Data.
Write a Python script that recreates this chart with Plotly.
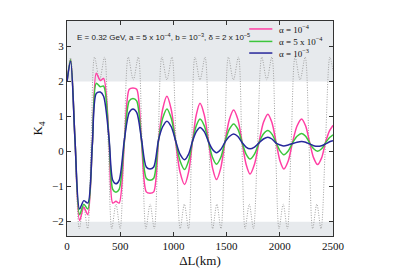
import plotly.graph_objects as go

# ---- data ----
L_col = [0, 34, 75, 118, 158, 195, 238, 275, 313, 344, 395, 430, 460, 490, 540, 585, 620, 655,
         700, 745, 780, 815, 860, 899, 939, 980, 1020, 1062, 1105, 1143, 1180, 1215, 1250, 1290,
         1330, 1368, 1405, 1445, 1485, 1526, 1566, 1606, 1645, 1683, 1720, 1762, 1805, 1846, 1888,
         1926, 1965, 2002, 2038, 2079, 2120, 2162, 2205, 2243, 2280, 2318, 2355, 2393, 2430, 2468, 2500]

k_pink = [2.0, 2.62, 0.35, -1.97, -1.59, -1.80, 0.2, 2.24, 2.03, 2.09, 0.35, -1.47, -1.42, -1.47,
          0.3, 1.78, 1.82, 1.78, 0.3, -1.15, -1.19, -1.15, 0.3, 1.21, 1.58, 1.20, 0.3, -0.58, -0.94,
          -0.58, 0.3, 1.05, 1.38, 1.05, 0.3, -0.47, -0.80, -0.47, 0.28, 0.92, 1.19, 0.92, 0.28, -0.36,
          -0.64, -0.36, 0.27, 0.83, 1.07, 0.83, 0.27, -0.27, -0.50, -0.27, 0.27, 0.73, 0.93, 0.73, 0.27,
          -0.18, -0.37, -0.18, 0.27, 0.60, 0.75]

k_green = [2.0, 2.62, 0.35, -1.80, -1.50, -1.64, 0.2, 1.95, 1.85, 1.87, 0.35, -1.08, -1.16, -1.08,
           0.32, 1.45, 1.52, 1.45, 0.32, -0.76, -0.82, -0.76, 0.32, 0.95, 1.22, 0.95, 0.32, -0.26, -0.51,
           -0.26, 0.3, 0.74, 0.93, 0.74, 0.28, -0.17, -0.36, -0.17, 0.28, 0.64, 0.79, 0.64, 0.27, -0.07,
           -0.21, -0.07, 0.26, 0.50, 0.60, 0.50, 0.26, 0.02, -0.09, 0.02, 0.25, 0.44, 0.52, 0.44, 0.25,
           0.08, 0.01, 0.08, 0.25, 0.40, 0.48]

k_blue = [2.0, 2.58, 0.35, -1.64, -1.40, -1.47, 0.2, 1.66, 1.70, 1.58, 0.38, -0.82, -0.92, -0.82,
          0.36, 1.12, 1.22, 1.12, 0.36, -0.44, -0.50, -0.44, 0.33, 0.71, 0.87, 0.71, 0.32, -0.07, -0.23,
          -0.07, 0.3, 0.57, 0.69, 0.57, 0.28, 0.06, -0.03, 0.06, 0.27, 0.43, 0.50, 0.43, 0.26, 0.13,
          0.08, 0.13, 0.25, 0.36, 0.41, 0.36, 0.24, 0.19, 0.16, 0.19, 0.23, 0.27, 0.29, 0.27, 0.22,
          0.17, 0.15, 0.17, 0.22, 0.28, 0.31]

L_dot = [0, 34, 75, 116, 155, 194, 226, 259, 306, 353, 387, 421, 460, 499, 536, 576, 623, 670,
         706, 742, 781, 820, 856, 892, 939, 986, 1025, 1064, 1103, 1142, 1172, 1203, 1250, 1297,
         1333, 1369, 1408, 1447, 1482, 1517, 1564, 1611, 1643, 1674, 1713, 1752, 1791, 1831, 1878,
         1925, 1959, 1993, 2032, 2071, 2107, 2144, 2191, 2238, 2274, 2309, 2348, 2387, 2429, 2471, 2500]

k_dot = [2.0, 2.68, 0.3, -2.2, -1.55, -2.2, 0.25, 2.7, 2.05, 2.7, 0.25, -2.2, -1.5, -2.2, 0.25,
         2.7, 2.05, 2.7, 0.25, -2.2, -1.5, -2.2, 0.25, 2.7, 2.05, 2.7, 0.25, -2.2, -1.5, -2.2, 0.25,
         2.7, 2.05, 2.7, 0.25, -2.2, -1.5, -2.2, 0.25, 2.7, 2.05, 2.7, 0.25, -2.2, -1.5, -2.2, 0.25,
         2.7, 2.05, 2.7, 0.25, -2.2, -1.5, -2.2, 0.25, 2.7, 2.05, 2.7, 0.25, -2.2, -1.5, -2.2, 0.25,
         2.7, 2.3]

names = ["α = 10<sup>−4</sup>", "α = 5 x 10<sup>−4</sup>", "α = 10<sup>−3</sup>"]
colors = ["#ff3fa4", "#3cc63c", "#27279b"]

y_min, y_max = -2.41, 3.73
x_min, x_max = 0, 2500

fig = go.Figure()

fig.add_trace(go.Scatter(x=L_dot, y=k_dot, mode="lines",
                         line=dict(color="#a0a0a0", width=1, dash="1px,1.5px", shape="spline", smoothing=0.9),
                         showlegend=False, hoverinfo="skip"))
for ys, nm, c in zip([k_pink, k_green, k_blue], names, colors):
    fig.add_trace(go.Scatter(x=L_col, y=ys, mode="lines", name=nm, showlegend=False,
                             line=dict(color=c, width=1.5, shape="spline", smoothing=0.8)))

# shaded bands beyond |K4| = 2
fig.add_shape(type="rect", xref="x", yref="y", x0=x_min, x1=x_max, y0=2, y1=y_max,
              fillcolor="#e7eaed", line_width=0, layer="below")
fig.add_shape(type="rect", xref="x", yref="y", x0=x_min, x1=x_max, y0=y_min, y1=-2,
              fillcolor="#e7eaed", line_width=0, layer="below")

fig.add_annotation(text="E = 0.32 GeV, a = 5 x 10<sup>−4</sup>, b = 10<sup>−3</sup>, δ = 2 x 10<sup>−5</sup>",
                   xref="paper", yref="paper", x=0.03, y=0.925, xanchor="left", yanchor="middle",
                   showarrow=False, font=dict(family="Liberation Sans", size=8, color="#222"))

serif = "Liberation Serif"

# legend (drawn manually to match the compact spacing)
leg_y = [0.963, 0.905, 0.851]
for nm, c, yy in zip(names, colors, leg_y):
    fig.add_shape(type="line", xref="paper", yref="paper", x0=0.685, x1=0.772, y0=yy, y1=yy,
                  line=dict(color=c, width=1.5))
    fig.add_annotation(text=nm, xref="paper", yref="paper", x=0.789, y=yy, xanchor="left",
                       yanchor="middle", showarrow=False,
                       font=dict(family=serif, size=9, color="#111"))

fig.update_layout(
    width=399, height=279,
    margin=dict(l=59, r=74, t=13, b=51, autoexpand=False),
    paper_bgcolor="white", plot_bgcolor="white",
    showlegend=False,
    xaxis=dict(range=[x_min, x_max], tickvals=[0, 500, 1000, 1500, 2000, 2500], automargin=False,
               ticks="inside", ticklen=4, tickcolor="#333", showgrid=False, zeroline=False,
               showline=True, linecolor="#333", linewidth=1, mirror="allticks",
               tickfont=dict(family=serif, size=11, color="#111"),
               title=dict(text="ΔL(km)", font=dict(family=serif, size=13, color="#111"), standoff=4)),
    yaxis=dict(range=[y_min, y_max], tickvals=[-2, -1, 0, 1, 2, 3], ticktext=["−2", "−1", "0", "1", "2", "3"],
               automargin=False,
               ticks="inside", ticklen=4, tickcolor="#333", showgrid=False, zeroline=False,
               showline=True, linecolor="#333", linewidth=1, mirror="allticks",
               tickfont=dict(family=serif, size=11, color="#111"),
               title=dict(text="K<sub>4</sub>", font=dict(family=serif, size=13, color="#111"), standoff=6)),
)

fig.write_html("out.html")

To do. Starting with the first line of the data above and ending with the line containing "2430, 2468, 2500]", please restate every line exactly, leaving images out.

Solution below.
Write a Python script that recreates this chart with Plotly.
import plotly.graph_objects as go

# ---- data ----
L_col = [0, 34, 75, 118, 158, 195, 238, 275, 313, 344, 395, 430, 460, 490, 540, 585, 620, 655,
         700, 745, 780, 815, 860, 899, 939, 980, 1020, 1062, 1105, 1143, 1180, 1215, 1250, 1290,
         1330, 1368, 1405, 1445, 1485, 1526, 1566, 1606, 1645, 1683, 1720, 1762, 1805, 1846, 1888,
         1926, 1965, 2002, 2038, 2079, 2120, 2162, 2205, 2243, 2280, 2318, 2355, 2393, 2430, 2468, 2500]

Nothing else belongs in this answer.